Why this is correct: rxe_ns_claim_sk uses the mutex to make the read-and-null operation atomic. Exactly one of the two racing paths — rxe_ns_exit or rxe_net_del — will get a non-NULL pointer back and proceed to release the socket. The other will get NULL and do nothing. After rcu_assign_pointer(…, NULL) inside rxe_ns_claim_sk, the synchronize_rcu() inside udp_tunnel_sock_release (via rcu_assign_sk_user_data) ensures that no concurrent RCU reader can observe the old pointer value afterwards.


Bug introduction

The bug was introduced by the following two commits in the series merged in March 2026:

Primary: f1327abd6abe“RDMA/rxe: Support RDMA link creation and destruction per net namespace” Author: Zhu Yanjun <yanjun.zhu@linux.dev>, Date: 2026-03-12.

This commit introduced rxe_sock_put() and rxe_net_del() with the racy socket release pattern: the namespace socket pointer is not cleared atomically before the socket is released, and there is no coordination with the rxe_ns_exit() path.

Supporting: 13f2a53c2a71“RDMA/rxe: Add net namespace support for IPv4/IPv6 sockets” Author: Zhu Yanjun <yanjun.zhu@linux.dev>, Date: 2026-03-12.

This commit introduced rxe_ns.c with rxe_ns_exit() — the second release path, which reads the socket pointer under an RCU read lock but does not hold any lock that would prevent rxe_net_del from reading the same pointer concurrently.

No upstream fix has been identified for this specific race within the current search budget.

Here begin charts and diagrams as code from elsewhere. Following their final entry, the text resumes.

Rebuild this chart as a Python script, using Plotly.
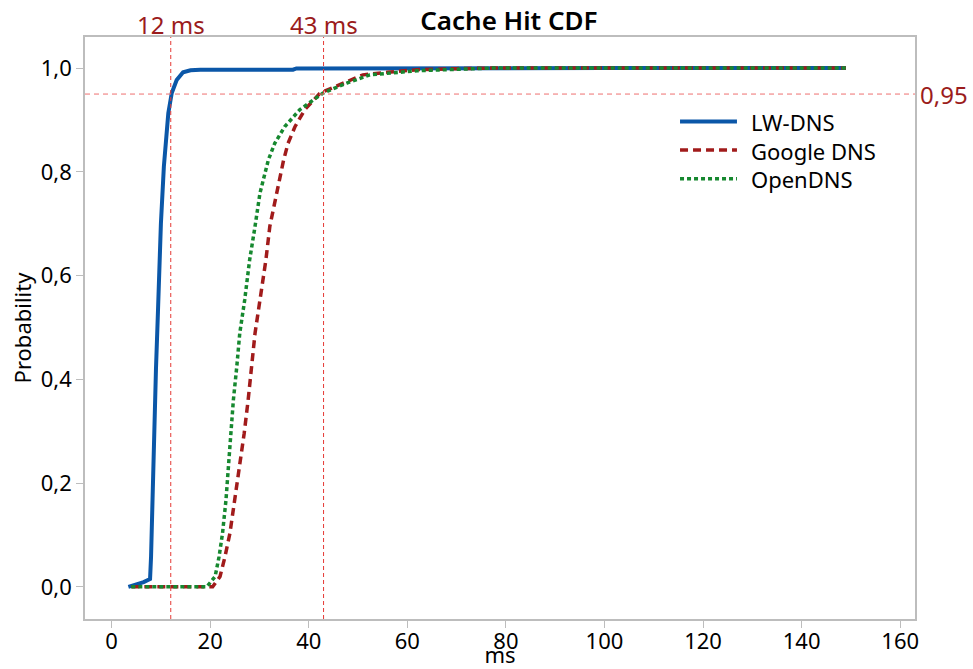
import plotly.graph_objects as go

# ---- data ----
lw_x = [3.4, 5.0, 6.5, 7.8, 8.0, 8.3, 8.6, 9.0, 9.4, 9.7, 10.0, 10.6, 11.1, 11.5, 12.2,
        13.2, 14.5, 16.0, 18.0, 36.8, 37.5, 60.0, 100.0, 149.0]
lw_y = [0.0, 0.004, 0.009, 0.015, 0.058, 0.167, 0.296, 0.42, 0.53, 0.62, 0.70, 0.81, 0.87,
        0.913, 0.952, 0.977, 0.992, 0.996, 0.997, 0.997, 0.9995, 1.0, 1.0, 1.0]

google_x = [4.0, 10.0, 20.5, 22.0, 23.0, 24.0, 25.0, 26.0, 26.9, 27.7, 28.4, 29.1, 30.1,
            31.3, 32.1, 33.5, 34.9, 35.8, 37.2, 39.2, 42.3, 47.0, 51.0, 56.0, 62.0, 70.0,
            77.0, 100.0, 149.0]
google_y = [0.0, 0.0, 0.0, 0.02, 0.058, 0.103, 0.167, 0.232, 0.296, 0.36, 0.425, 0.489,
            0.553, 0.63, 0.695, 0.759, 0.823, 0.855, 0.887, 0.92, 0.952, 0.971, 0.987,
            0.992, 0.997, 0.999, 1.0, 1.0, 1.0]

open_x = [4.0, 10.0, 19.3, 21.0, 21.8, 22.5, 23.2, 23.7, 24.2, 24.7, 25.4, 26.0, 27.0,
          28.0, 29.1, 30.1, 31.8, 33.1, 35.1, 38.2, 42.9, 47.7, 52.4, 55.8, 62.0, 68.0,
          77.0, 100.0, 149.0]
open_y = [0.0, 0.0, 0.0, 0.02, 0.058, 0.103, 0.167, 0.232, 0.296, 0.36, 0.425, 0.489,
          0.553, 0.63, 0.695, 0.759, 0.823, 0.855, 0.887, 0.92, 0.952, 0.971, 0.987,
          0.990, 0.995, 0.997, 1.0, 1.0, 1.0]

series_names = ["LW-DNS", "Google DNS", "OpenDNS"]
ref_x_values = [12, 43]
ref_x_labels = ["12 ms", "43 ms"]
ref_y_value = 0.95
ref_y_label = "0,95"
x_ticks = [0, 20, 40, 60, 80, 100, 120, 140, 160]
y_ticks = [0.0, 0.2, 0.4, 0.6, 0.8, 1.0]

FONT = "Noto Sans"
DARKRED = "#9B1C1C"
series_styles = [
    dict(color="#0B57A8", width=4),
    dict(color="#A11B1B", width=3.5, dash="8px,5px"),
    dict(color="#16882F", width=3.5, dash="4px,3px"),
]
series_data = [(lw_x, lw_y), (google_x, google_y), (open_x, open_y)]

fig = go.Figure()
for name, (xs, ys), st in zip(series_names, series_data, series_styles):
    fig.add_trace(go.Scatter(x=xs, y=ys, mode="lines", name=name, line=st,
                             showlegend=False))

# legend drawn in paper coordinates (compact spacing like the reference)
leg_x0, leg_x1, leg_text_x = 0.7169, 0.7855, 0.8000
leg_rows = [0.8550, 0.8058, 0.7566]
for st, ly in zip(series_styles, leg_rows):
    fig.add_shape(type="line", xref="paper", yref="paper", x0=leg_x0, x1=leg_x1,
                  y0=ly, y1=ly, line=st)
fig.add_annotation(x=leg_text_x, y=leg_rows[1], xref="paper", yref="paper",
                   xanchor="left", yanchor="middle", align="left",
                   text="<br>".join(series_names), showarrow=False,
                   font=dict(family=FONT, size=22, color="black"))

for xv, lab in zip(ref_x_values, ref_x_labels):
    fig.add_shape(type="line", xref="x", yref="paper", x0=xv, x1=xv, y0=0, y1=1,
                  line=dict(color="#E53935", width=1, dash="4px,3px"), layer="above")
    fig.add_annotation(x=xv, xref="x", y=1, yref="paper", yanchor="bottom", yshift=-6,
                       text=lab, showarrow=False,
                       font=dict(family=FONT, size=24, color=DARKRED))

fig.add_shape(type="line", xref="paper", yref="y", x0=0, x1=1, y0=ref_y_value, y1=ref_y_value,
              line=dict(color="#EE7070", width=1, dash="5px,4px"), layer="above")
fig.add_annotation(x=1, xref="paper", y=ref_y_value, yref="y", xanchor="left", xshift=3,
                   text=ref_y_label, showarrow=False,
                   font=dict(family=FONT, size=24, color=DARKRED))

axis_common = dict(showline=True, linecolor="#BDBDBD", linewidth=1.5, mirror=True,
                   ticks="outside", ticklen=7, tickcolor="#BDBDBD", tickwidth=1,
                   showgrid=False, zeroline=False, automargin=False,
                   tickfont=dict(family=FONT, size=22, color="black"))

fig.update_layout(
    width=973, height=669,
    margin=dict(l=85, r=58, t=37, b=50),
    paper_bgcolor="white", plot_bgcolor="white",
    separators=",.",
    title=dict(text="Cache Hit CDF", x=0.523, xanchor="center", y=0.982, yanchor="top",
               font=dict(family=FONT, size=26, color="black", weight=600)),
    xaxis=dict(range=[-5.4, 163], tickvals=x_ticks, ticklabelstandoff=-5,
               title=dict(text="ms", standoff=4, font=dict(family=FONT, size=22, color="black")),
               **axis_common),
    yaxis=dict(range=[-0.062, 1.060], tickvals=y_ticks, tickformat=".1f",
               title=dict(text="Probability", standoff=3,
                          font=dict(family=FONT, size=22, color="black")),
               **axis_common),
    showlegend=False,
)

fig.write_html("out.html")
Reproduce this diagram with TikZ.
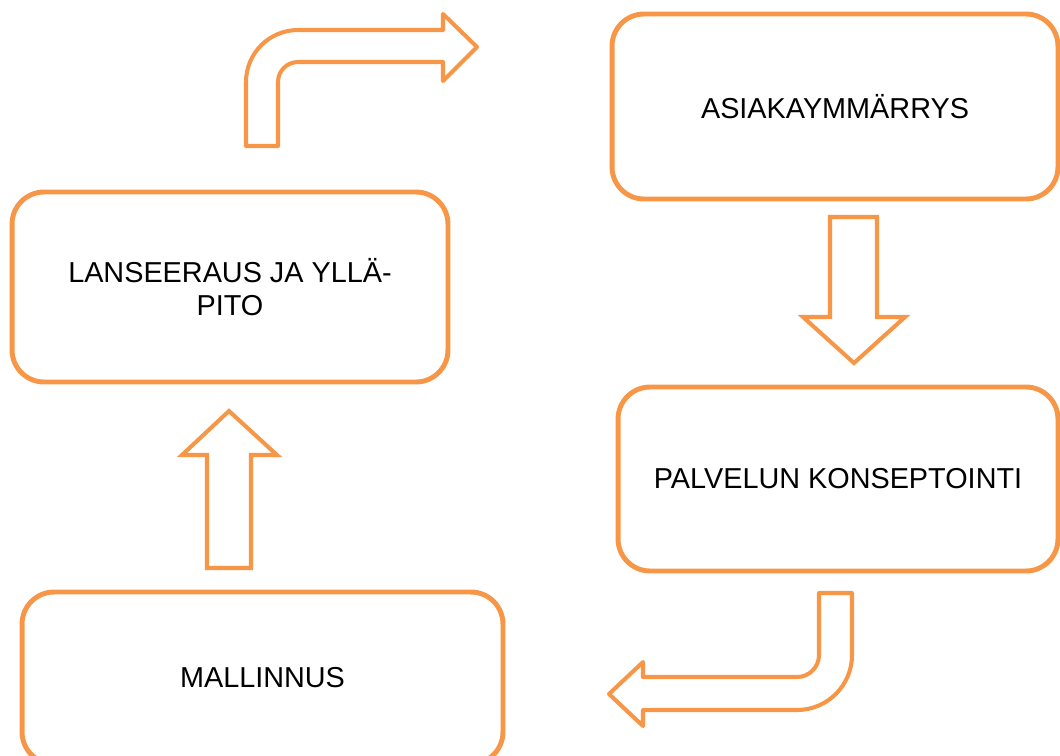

The commits that appeared in the search (RDMA/rxe: Fix double free in rxe_srq_from_init) address a different double-free in the SRQ allocation path and do not cover the UDP socket race.


Analysis, conclusions and recommendations

Summary: The crash is a race-condition double-free of a sockfs inode. The UDP tunnel socket shared per-network-namespace by RXE devices can be released twice: once by rxe_ns_exit() (namespace teardown) and once by rxe_sock_put() (explicit RXE device deletion via nldev_dellink). Both code paths independently read the same namespace socket pointer and call sock_release() without any mutual exclusion. The second sock_release()iput() call triggers the VFS_BUG_ON_INODE assertion because the sockfs inode is already in I_FREEING | I_CLEAR state.

Root cause commits: f1327abd6abe and 13f2a53c2a71, both authored by Zhu Yanjun, merged in March 2026.

Confidence: High. The crash site, register values (RBP=0x300), inode state, and the complete call chain are all consistent with a double-sock_release() on the RXE UDP tunnel socket. The introduced commits are the only changes to this code path that could cause this race.

Recommendations: 1. Add a mutex to struct rxe_ns_sock and use it to serialize the read-and-clear of the socket pointer in both rxe_ns_exit() and the rxe_net_del() path (see proposed fix in the Where section above). 2. Report and submit the fix upstream to the RDMA mailing list (linux-rdma@vger.kernel.org), CC: Zhu Yanjun, Leon Romanovsky, David Ahern. 3. Consider whether the SK_REF_FOR_TUNNEL = 2 reference-count boundary in rxe_sock_put is correct: with two devices sharing a socket (refcount=2), 2 > 2 is FALSE and the socket is fully released instead of just dropping one reference. This appears to be a separate off-by-one, but it is not the direct cause of this crash.